* begin Information shown *

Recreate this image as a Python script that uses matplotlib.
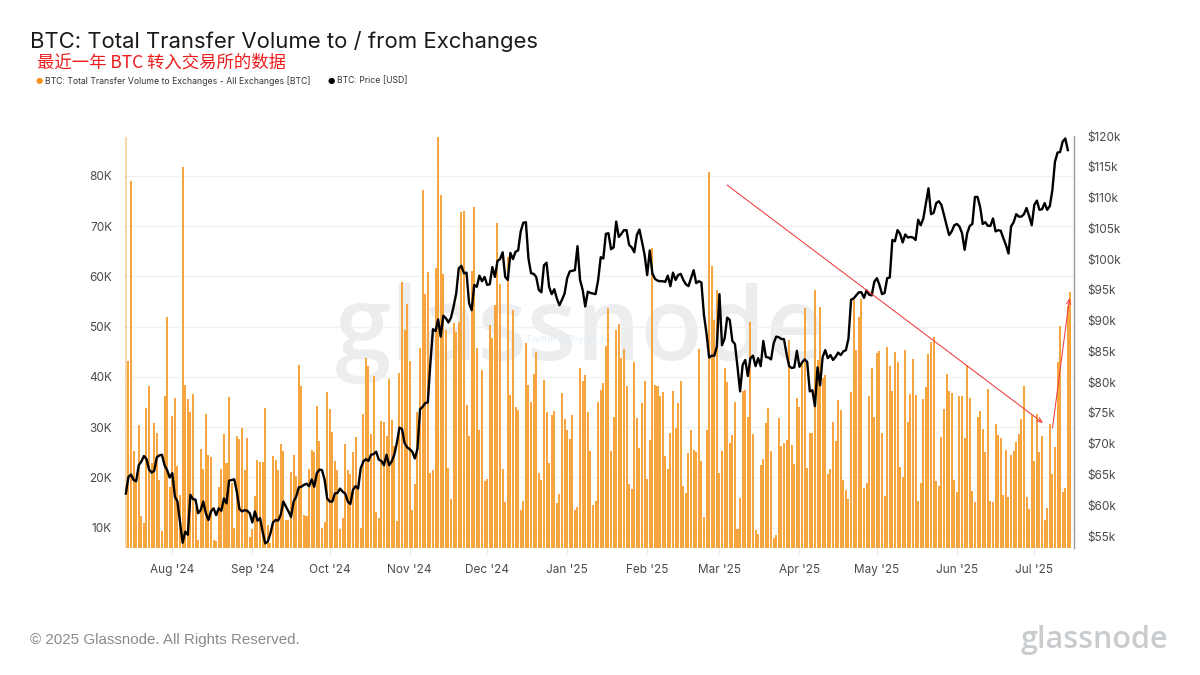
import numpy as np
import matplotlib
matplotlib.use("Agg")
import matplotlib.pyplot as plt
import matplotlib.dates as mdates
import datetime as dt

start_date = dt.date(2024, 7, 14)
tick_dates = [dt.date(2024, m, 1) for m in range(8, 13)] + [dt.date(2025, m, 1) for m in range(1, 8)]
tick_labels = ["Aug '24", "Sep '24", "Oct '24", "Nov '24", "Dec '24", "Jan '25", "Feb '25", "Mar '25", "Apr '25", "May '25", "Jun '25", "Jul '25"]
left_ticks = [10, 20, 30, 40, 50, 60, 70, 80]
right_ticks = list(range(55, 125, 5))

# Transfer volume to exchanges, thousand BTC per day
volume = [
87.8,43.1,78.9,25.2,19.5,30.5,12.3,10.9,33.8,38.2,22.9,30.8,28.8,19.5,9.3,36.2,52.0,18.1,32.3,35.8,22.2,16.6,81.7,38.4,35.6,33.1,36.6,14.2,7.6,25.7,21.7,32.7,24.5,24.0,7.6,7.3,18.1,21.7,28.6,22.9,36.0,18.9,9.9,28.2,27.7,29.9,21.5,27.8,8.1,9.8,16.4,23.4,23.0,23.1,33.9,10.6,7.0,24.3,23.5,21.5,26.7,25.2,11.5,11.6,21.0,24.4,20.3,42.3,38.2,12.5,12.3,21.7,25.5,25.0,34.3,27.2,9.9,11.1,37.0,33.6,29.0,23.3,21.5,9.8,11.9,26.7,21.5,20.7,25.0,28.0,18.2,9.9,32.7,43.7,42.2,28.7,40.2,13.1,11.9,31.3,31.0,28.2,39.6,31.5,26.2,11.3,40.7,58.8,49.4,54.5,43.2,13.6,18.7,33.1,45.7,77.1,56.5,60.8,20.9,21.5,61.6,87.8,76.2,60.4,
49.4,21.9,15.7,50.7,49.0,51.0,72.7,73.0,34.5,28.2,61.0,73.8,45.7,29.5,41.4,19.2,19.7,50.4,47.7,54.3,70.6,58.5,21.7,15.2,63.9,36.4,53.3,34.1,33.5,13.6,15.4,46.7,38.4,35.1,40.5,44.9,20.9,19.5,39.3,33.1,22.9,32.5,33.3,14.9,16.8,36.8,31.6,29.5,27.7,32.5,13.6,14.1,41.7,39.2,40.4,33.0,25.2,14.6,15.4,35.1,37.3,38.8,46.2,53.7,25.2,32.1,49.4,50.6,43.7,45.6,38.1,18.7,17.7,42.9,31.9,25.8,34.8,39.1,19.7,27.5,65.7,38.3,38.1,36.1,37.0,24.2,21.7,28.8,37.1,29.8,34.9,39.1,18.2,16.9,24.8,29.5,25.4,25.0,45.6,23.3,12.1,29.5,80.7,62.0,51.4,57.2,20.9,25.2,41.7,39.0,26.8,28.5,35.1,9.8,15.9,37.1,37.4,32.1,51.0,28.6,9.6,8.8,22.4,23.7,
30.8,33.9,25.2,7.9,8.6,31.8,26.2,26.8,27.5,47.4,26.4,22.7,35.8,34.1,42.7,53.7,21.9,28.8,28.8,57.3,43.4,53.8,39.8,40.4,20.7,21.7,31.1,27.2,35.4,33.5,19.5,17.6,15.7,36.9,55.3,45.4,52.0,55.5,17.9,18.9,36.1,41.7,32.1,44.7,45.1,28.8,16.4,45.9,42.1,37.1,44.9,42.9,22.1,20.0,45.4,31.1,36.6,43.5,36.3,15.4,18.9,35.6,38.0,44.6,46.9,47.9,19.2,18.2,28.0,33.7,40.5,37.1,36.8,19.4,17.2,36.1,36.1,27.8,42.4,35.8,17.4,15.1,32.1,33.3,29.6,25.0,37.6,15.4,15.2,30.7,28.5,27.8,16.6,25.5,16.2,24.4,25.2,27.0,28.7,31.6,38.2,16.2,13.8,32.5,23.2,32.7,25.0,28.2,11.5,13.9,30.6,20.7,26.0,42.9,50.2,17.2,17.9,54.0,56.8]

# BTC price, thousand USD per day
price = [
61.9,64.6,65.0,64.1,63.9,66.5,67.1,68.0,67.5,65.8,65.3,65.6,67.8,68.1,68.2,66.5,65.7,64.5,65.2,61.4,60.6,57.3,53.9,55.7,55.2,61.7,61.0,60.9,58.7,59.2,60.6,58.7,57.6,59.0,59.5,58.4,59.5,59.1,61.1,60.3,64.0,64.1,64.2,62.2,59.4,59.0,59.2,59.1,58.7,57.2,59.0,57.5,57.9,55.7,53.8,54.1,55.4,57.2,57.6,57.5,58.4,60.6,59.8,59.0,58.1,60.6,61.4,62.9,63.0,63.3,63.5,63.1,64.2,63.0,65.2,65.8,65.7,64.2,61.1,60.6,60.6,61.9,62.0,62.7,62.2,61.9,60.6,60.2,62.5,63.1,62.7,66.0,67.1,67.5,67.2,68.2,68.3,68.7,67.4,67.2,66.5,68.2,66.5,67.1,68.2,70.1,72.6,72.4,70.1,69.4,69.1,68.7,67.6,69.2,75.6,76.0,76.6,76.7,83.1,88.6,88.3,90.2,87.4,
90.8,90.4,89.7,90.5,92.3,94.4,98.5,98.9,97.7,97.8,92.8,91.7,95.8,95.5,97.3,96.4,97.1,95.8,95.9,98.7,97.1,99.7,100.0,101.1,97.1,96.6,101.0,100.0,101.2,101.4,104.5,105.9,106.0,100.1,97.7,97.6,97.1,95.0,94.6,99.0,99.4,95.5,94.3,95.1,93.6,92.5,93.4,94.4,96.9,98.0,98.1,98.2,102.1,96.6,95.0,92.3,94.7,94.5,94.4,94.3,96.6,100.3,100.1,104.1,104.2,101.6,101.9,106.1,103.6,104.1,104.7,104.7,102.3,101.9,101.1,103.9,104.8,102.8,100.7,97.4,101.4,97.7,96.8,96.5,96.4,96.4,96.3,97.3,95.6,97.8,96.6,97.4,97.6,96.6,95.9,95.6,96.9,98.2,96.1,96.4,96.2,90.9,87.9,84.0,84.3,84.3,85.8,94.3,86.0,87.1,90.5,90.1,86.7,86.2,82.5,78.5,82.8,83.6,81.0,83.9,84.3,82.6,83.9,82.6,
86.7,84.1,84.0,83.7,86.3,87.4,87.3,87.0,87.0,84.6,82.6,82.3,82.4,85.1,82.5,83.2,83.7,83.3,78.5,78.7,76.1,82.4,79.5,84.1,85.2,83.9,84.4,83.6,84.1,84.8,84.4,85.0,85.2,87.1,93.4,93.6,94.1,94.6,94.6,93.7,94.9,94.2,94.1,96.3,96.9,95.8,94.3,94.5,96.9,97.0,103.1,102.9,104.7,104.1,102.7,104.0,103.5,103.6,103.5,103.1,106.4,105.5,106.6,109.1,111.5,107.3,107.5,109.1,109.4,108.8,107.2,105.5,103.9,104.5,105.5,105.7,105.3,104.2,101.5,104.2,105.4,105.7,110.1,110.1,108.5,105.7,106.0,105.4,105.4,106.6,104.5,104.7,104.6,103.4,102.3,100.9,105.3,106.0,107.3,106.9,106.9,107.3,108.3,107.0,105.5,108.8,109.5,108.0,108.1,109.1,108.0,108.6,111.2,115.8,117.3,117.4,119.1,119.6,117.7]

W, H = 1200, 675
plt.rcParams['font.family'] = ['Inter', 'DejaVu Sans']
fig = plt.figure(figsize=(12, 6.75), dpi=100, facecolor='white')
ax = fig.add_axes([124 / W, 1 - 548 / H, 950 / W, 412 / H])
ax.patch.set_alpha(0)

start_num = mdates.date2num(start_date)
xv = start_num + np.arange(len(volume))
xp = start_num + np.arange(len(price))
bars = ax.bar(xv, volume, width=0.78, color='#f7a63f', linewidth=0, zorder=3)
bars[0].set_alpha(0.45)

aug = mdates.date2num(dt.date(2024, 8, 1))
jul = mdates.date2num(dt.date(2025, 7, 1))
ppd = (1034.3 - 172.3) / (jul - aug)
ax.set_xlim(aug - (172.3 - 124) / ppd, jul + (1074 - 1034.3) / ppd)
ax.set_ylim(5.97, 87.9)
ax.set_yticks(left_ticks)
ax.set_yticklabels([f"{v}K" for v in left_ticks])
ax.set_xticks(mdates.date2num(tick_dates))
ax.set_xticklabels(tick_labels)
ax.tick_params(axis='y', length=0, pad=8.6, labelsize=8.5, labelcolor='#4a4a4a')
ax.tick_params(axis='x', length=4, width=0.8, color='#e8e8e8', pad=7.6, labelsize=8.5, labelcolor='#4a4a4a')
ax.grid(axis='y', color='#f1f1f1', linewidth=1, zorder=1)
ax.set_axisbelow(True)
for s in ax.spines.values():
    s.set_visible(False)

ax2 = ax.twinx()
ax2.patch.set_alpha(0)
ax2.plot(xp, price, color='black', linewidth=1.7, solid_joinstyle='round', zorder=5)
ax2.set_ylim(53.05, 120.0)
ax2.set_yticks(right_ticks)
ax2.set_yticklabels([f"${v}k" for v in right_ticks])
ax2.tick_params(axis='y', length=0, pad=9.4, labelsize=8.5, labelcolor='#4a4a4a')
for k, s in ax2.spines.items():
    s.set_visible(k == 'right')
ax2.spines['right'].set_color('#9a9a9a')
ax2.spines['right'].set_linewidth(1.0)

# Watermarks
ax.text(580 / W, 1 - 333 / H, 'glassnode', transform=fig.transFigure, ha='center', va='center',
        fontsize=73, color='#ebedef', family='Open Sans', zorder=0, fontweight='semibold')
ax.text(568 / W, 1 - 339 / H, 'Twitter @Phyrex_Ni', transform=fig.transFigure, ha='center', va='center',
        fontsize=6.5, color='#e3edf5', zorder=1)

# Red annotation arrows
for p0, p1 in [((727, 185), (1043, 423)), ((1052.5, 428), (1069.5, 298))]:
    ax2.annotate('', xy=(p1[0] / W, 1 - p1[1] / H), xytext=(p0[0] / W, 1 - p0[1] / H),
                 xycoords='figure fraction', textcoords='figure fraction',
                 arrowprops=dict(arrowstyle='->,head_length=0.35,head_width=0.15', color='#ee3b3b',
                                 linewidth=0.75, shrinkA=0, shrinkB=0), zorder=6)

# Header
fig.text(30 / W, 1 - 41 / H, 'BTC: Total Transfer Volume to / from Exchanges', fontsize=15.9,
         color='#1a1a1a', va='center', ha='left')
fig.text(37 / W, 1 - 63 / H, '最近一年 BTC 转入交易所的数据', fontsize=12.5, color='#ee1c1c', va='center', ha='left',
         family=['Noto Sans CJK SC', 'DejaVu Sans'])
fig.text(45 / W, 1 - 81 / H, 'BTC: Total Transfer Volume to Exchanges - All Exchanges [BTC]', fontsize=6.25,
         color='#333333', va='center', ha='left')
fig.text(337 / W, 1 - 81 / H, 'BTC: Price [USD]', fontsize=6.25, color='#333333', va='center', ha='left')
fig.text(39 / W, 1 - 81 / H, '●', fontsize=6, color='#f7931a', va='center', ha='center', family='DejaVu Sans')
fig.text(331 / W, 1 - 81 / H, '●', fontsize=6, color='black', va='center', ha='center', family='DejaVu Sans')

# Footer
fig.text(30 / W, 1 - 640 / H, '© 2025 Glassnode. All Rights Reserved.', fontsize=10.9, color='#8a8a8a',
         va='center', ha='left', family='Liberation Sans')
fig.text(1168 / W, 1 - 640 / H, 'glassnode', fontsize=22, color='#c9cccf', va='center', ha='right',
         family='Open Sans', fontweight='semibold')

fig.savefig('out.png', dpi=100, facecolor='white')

* end Information shown *

Set exercise - Everything from the first line to the line with "right_ticks = list(range(55, 125, 5))" must be repeated exactly, and nothing else. Leave the pictures out.

Correct output -
Recreate this image as a Python script that uses matplotlib.
import numpy as np
import matplotlib
matplotlib.use("Agg")
import matplotlib.pyplot as plt
import matplotlib.dates as mdates
import datetime as dt

start_date = dt.date(2024, 7, 14)
tick_dates = [dt.date(2024, m, 1) for m in range(8, 13)] + [dt.date(2025, m, 1) for m in range(1, 8)]
tick_labels = ["Aug '24", "Sep '24", "Oct '24", "Nov '24", "Dec '24", "Jan '25", "Feb '25", "Mar '25", "Apr '25", "May '25", "Jun '25", "Jul '25"]
left_ticks = [10, 20, 30, 40, 50, 60, 70, 80]
right_ticks = list(range(55, 125, 5))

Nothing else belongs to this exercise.